New Delhi, Sept. 15: Radio City, the FM channel propped up by STAR, has sought a hearing in the Union information and broadcasting ministry after being asked a flurry of questions on its business, raising doubts on its credentials to hold a licence as a foreign company.

Radio City is aired in Delhi, Bangalore, Mumbai and Lucknow.

Music Broadcast Private Limited (MBPL), the Ispat Group company which holds the licence to run Radio City, has also approached Bombay High Court seeking an order to restrain the government from suspending or revoking its FM radio licence.

MBPL’s reply to the ministry’s notice issued on August 12 was being examined today. The company complained that the public questioning of it was bad for its business.

Information and broadcasting ministry sources said they were not satisfied with the company’s response to questions on its arrangements with Digiwave, a subsidiary of STAR India Private Limited which was the exclusive content provider to MBPL. “They need to tell us more on their relationship with Digiwave,” the sources said.

But Radio City has resented this line of questioning. Outsourcing was a commercial arrangement that it had worked out, the company said. Outsourcing was also not prohibited in the guidelines on FM radio licensing, it was pointed out.

The company also responded to the government’s query on its “high debt equity ration” by stating that this was a normal practice for greenfield ventures.

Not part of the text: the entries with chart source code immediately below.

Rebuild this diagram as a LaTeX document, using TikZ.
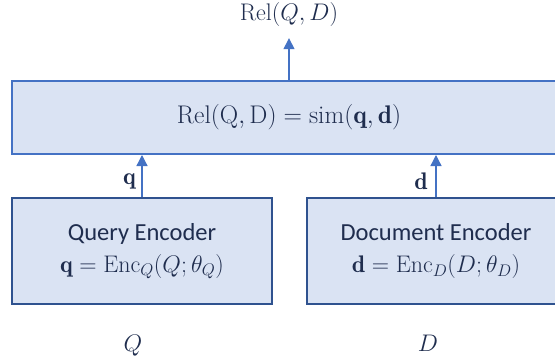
\documentclass[tikz,border=0pt]{standalone}
\usepackage{fix-cm}
\usepackage{amsmath}
\usepackage{fontspec}
\newfontfamily\calibri{Carlito}
\usetikzlibrary{arrows.meta}
\definecolor{boxfill}{HTML}{DAE3F3}
\definecolor{topline}{HTML}{4472C4}
\definecolor{botline}{HTML}{2F528F}
\definecolor{arrowc}{HTML}{4472C4}
\definecolor{ink}{HTML}{1F2D4E}
\tikzset{
  relbox/.style={draw=topline, line width=2pt, fill=boxfill, inner sep=0pt},
  encbox/.style={draw=botline, line width=2.4pt, fill=boxfill, inner sep=0pt,
    align=center, text=ink, font=\fontsize{24}{32}\selectfont},
  arr/.style={draw=arrowc, line width=1.3pt, -{Triangle[length=11pt,width=11pt]}},
  mathlbl/.style={text=ink, font=\fontsize{24}{28}\selectfont, inner sep=0pt},
}
\begin{document}
\begin{tikzpicture}[x=1pt,y=-1pt]
\useasboundingbox (0,0) rectangle (555,362);
\begin{scope}
\clip (0,0) rectangle (555,362);
\node[relbox, minimum width=554pt, minimum height=73pt, mathlbl, font=\fontsize{25.5}{30}\selectfont] (rel) at (289,117.5)
  {$\mathrm{Rel}(\mathrm{Q},\mathrm{D}) = \mathrm{sim}(\mathbf{q},\mathbf{d})$};
\node[encbox, minimum width=260pt, minimum height=106pt] (qenc) at (142,251)
  {{\calibri\fontsize{24.5}{32}\selectfont Query Encoder}\\ $\mathbf{q} = \mathrm{Enc}_Q(Q;\theta_Q)$};
\node[encbox, minimum width=258pt, minimum height=106pt] (denc) at (436,251)
  {{\calibri\fontsize{24.5}{32}\selectfont Document Encoder}\\ $\mathbf{d} = \mathrm{Enc}_D(D;\theta_D)$};
\end{scope}
\node[mathlbl] (out) at (289,14) {$\mathrm{Rel}(Q,D)$};
\node[mathlbl] (qlbl) at (129.5,181) {$\mathbf{q}$};
\node[mathlbl] (dlbl) at (421,181) {$\mathbf{d}$};
\node[mathlbl] (qin) at (133,346) {$Q$};
\node[mathlbl] (din) at (428,343) {$D$};
\draw[arr] (rel.north) -- ([yshift=-12pt]out.south);
\draw[arr] (qenc.north) -- (qenc.north |- rel.south);
\draw[arr] (denc.north) -- (denc.north |- rel.south);
\end{tikzpicture}
\end{document}
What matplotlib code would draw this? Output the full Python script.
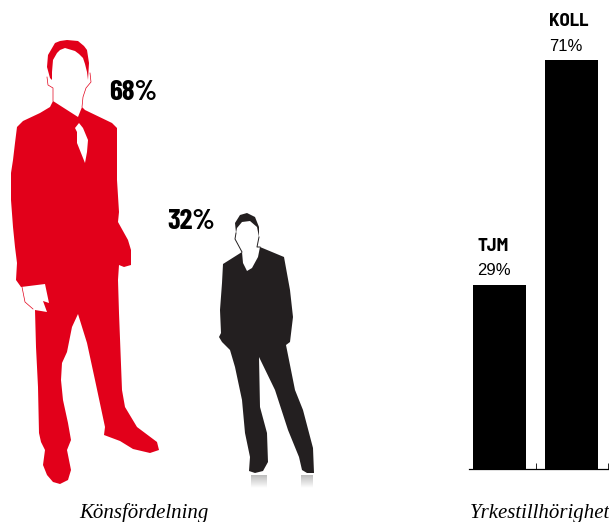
#!/usr/bin/env python
# -*- coding: utf-8 -*-
"""Gender split (two silhouettes) and occupational group (two bars)."""

import numpy as np
import matplotlib
matplotlib.use("Agg")
import matplotlib.pyplot as plt
from matplotlib.patches import Polygon

W, H = 609, 522
RED = "#e2001a"
DARK = "#231f20"
BOLD_FONT = ["Barlow Condensed", "Liberation Sans"]
LABEL_FONT = ["Barlow Semi Condensed", "Liberation Sans"]
PLAIN_FONT = ["Liberation Sans"]
SERIF_FONT = ["Liberation Serif"]

# chart values: the drawn bars are not to scale with their printed labels
groups = ["TJM", "KOLL"]
bar_heights = [32, 71]
group_labels = ["29%", "71%"]
gender_labels = ["68%", "32%"]
captions = ["Könsfördelning", "Yrkestillhörighet"]

# illustration outlines, in pixels of the picture
man_body = [
    (53, 101), (50, 107), (40, 113), (23, 121), (17, 127), (15, 143), (13, 160), (11, 173),
    (11, 200), (13, 227), (15, 247), (17, 263), (16, 280), (21, 287), (45, 284), (49, 303),
    (43, 301), (47, 312), (35, 310), (36, 347), (38, 387), (39, 433), (41, 442), (45, 450),
    (43, 465), (47, 475), (53, 482), (60, 484), (68, 480), (71, 470), (67, 450), (71, 440),
    (68, 423), (63, 400), (61, 380), (62, 363), (67, 352), (72, 327), (78, 314), (87, 343),
    (95, 380), (105, 427), (104, 435), (120, 441), (133, 449), (150, 453), (159, 450),
    (157, 442), (137, 427), (125, 407), (122, 390), (119, 313), (118, 280), (119, 265),
    (124, 267), (131, 265), (131, 250), (128, 240), (118, 222), (119, 212), (117, 180),
    (117, 128), (112, 123), (85, 110), (82, 107), (78, 117),
]
man_hair = [
    (50, 78), (47, 67), (48, 55), (55, 43), (60, 41), (67, 40), (78, 41), (84, 46), (87, 50),
    (89, 63), (88, 80), (87, 72), (85, 64), (83, 58), (79, 54), (75, 51), (65, 48), (60, 50),
    (57, 53), (53, 60), (52, 72), (52, 80),
]
man_tie = [(75, 128), (79, 123), (83, 128), (88, 140), (87, 152), (85, 163), (77, 143), (77, 132)]
man_lines = [
    [(47, 77), (48, 85), (53, 88), (53, 101)],
    [(90, 73), (91, 82), (86, 88), (83, 97), (82, 107)],
    [(22, 287), (25, 302), (33, 309)],
]
woman_body = [
    (242, 252), (223, 264), (222, 283), (220, 310), (221, 333), (219, 337), (222, 342),
    (230, 350), (235, 367), (242, 400), (245, 433), (250, 457), (249, 471), (255, 473),
    (263, 471), (268, 462), (267, 433), (260, 407), (259, 357), (275, 390), (288, 430),
    (299, 457), (302, 470), (307, 473), (314, 473), (313, 448), (303, 410), (295, 390),
    (286, 345), (290, 342), (293, 317), (290, 290), (284, 257), (260, 247), (258, 257),
    (252, 268), (247, 271), (243, 263),
]
woman_hair = [
    (236, 233), (235, 223), (240, 215), (247, 213), (255, 217), (259, 227), (259, 237),
    (257, 227), (250, 221), (242, 222), (237, 228),
]
woman_lines = [
    [(236, 233), (235, 239), (242, 252)],
    [(259, 237), (257, 247), (260, 247)],
]
shadows = [(251, 267, 475, 488), (301, 313, 475, 488)]


def main():
    fig = plt.figure(figsize=(W / 100, H / 100), dpi=100)

    # bars
    left, right, base, top = 469, 607.5, 469, 60
    ax = fig.add_axes([left / W, 1 - base / H, (right - left) / W, (base - top) / H])
    x = np.arange(len(groups))
    ax.bar(x, bar_heights, width=0.736, color="black")
    ax.set_xlim(-0.424, 1.5)
    ax.set_ylim(0, max(bar_heights))
    for side in ["left", "right", "top"]:
        ax.spines[side].set_visible(False)
    ax.spines["bottom"].set_linewidth(0.9)
    ax.set_yticks([])
    ax.set_xticks(x + 0.5)
    ax.set_xticklabels([])
    ax.tick_params(axis="x", direction="in", length=4, width=0.6)
    for i, val in enumerate(bar_heights):
        ax.annotate(group_labels[i], (i, val), xytext=(-22.5, 9.5), textcoords="offset pixels",
                    ha="left", va="baseline", fontsize=12, family=PLAIN_FONT,
                    annotation_clip=False)
        ax.annotate(groups[i], (i, val), xytext=(-22.5, 34), textcoords="offset pixels",
                    ha="left", va="baseline", fontsize=13.5, fontweight="bold", family=LABEL_FONT,
                    annotation_clip=False)

    # overlay in picture pixels for the figures and captions
    art = fig.add_axes([0, 0, 1, 1], facecolor="none")
    art.axis("off")

    art.add_patch(Polygon(man_body, color=RED, lw=0))
    art.add_patch(Polygon(man_hair, color=RED, lw=0))
    art.add_patch(Polygon(man_tie, color="white", lw=0))
    for line in man_lines:
        xs, ys = zip(*line)
        art.plot(xs, ys, color=RED, lw=0.5)

    art.add_patch(Polygon(woman_body, color=DARK, lw=0))
    art.add_patch(Polygon(woman_hair, color=DARK, lw=0))
    for line in woman_lines:
        xs, ys = zip(*line)
        art.plot(xs, ys, color=DARK, lw=0.7)

    fade = np.linspace(0.74, 1, 32).reshape(-1, 1)
    for x0, x1, y0, y1 in shadows:
        art.imshow(fade, extent=(x0, x1, y1, y0), cmap="gray", vmin=0, vmax=1, aspect="auto")
    art.set_xlim(0, W)
    art.set_ylim(H, 0)

    art.text(109, 100, gender_labels[0], fontsize=21, fontweight="bold", family=BOLD_FONT,
             ha="left", va="baseline")
    art.text(167, 229, gender_labels[1], fontsize=21, fontweight="bold", family=BOLD_FONT,
             ha="left", va="baseline")
    art.text(143.5, 518, captions[0], fontsize=15, style="italic", family=SERIF_FONT,
             ha="center", va="baseline")
    art.text(540, 518, captions[1], fontsize=15, style="italic", family=SERIF_FONT,
             ha="center", va="baseline")

    fig.savefig("out.png", dpi=100)


if __name__ == "__main__":
    main()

Information and broadcasting minister Ravi Shankar Prasad ordered a probe into Radio City’s right to hold an FM licence after the Indian Media Group, a media industry body, petitioned the government.

The probe into STAR’s eligibility to promote the radio channel was on the lines of the inquisition by the ministry into Media Content and Communication Services (MCCS) that has applied for an uplink licence for TV news.

The important difference is that while the probe into MCCS was carried out even as the government was framing its policy on foreign investment in TV news companies, the questioning of Radio City began after the FM channel was up and running.